In his application to police, Mr Nasir names dozens of journalists and activists who the anchor had personally targeted without any proof whatsoever.
The complainant claimed that Mr Liaquat leveled allegations of blasphemy against him and the five disappeared activists, while glorifying the abduction of the missing activists.
Mr Nasir claimed that while levelling the allegations of blasphemy, Mr Liaquat also glorified the criminal acts of Mumtaz Qadri, a convicted terrorist.
The complainant also said that if any harm came to him or his family, Mr Liaquat, the production team of his show and the senior management of his channel should be held responsible.
Talking to Dawn, Sub-Inspector Ghulam Abbas of Morgah police said that a case had been registered and a team led by a deputy superintendent of police had been formed to investigate the case and bring the accused to justice.
In a statement, the All Pakistan Newspapers Society expressed “profound concern over the incessant trend of unscrupulous outbursts of baseless allegations and hate mongering on a satellite channel against journalists, publishers and editors of newspapers”.

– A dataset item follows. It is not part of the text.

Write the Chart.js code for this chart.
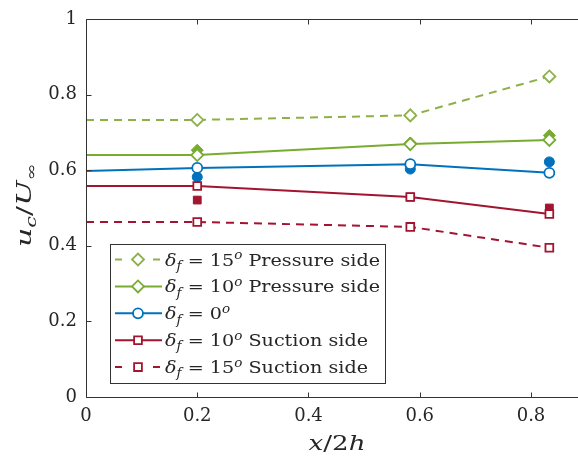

While the statement did not name Mr Liaquat or his channel, it maintained that the “abusive language and hate speech… can in fact incite violence by labelling media persons as anti-Islam and anti-Pakistan, consequently putting their lives in danger.”
The statement welcomed the Pemra decision to “bar the airing of certain programmes” and urged the federal government to take immediate measures to check and stop such trends in a section of the electronic media.
In a separate statement, over 100 editors, columnists and senior journalists condemned the hate speech and incitement to violence committed by Mr Liaquat, saying it appeared that he was running this campaign against so many respected journalists out of enmity.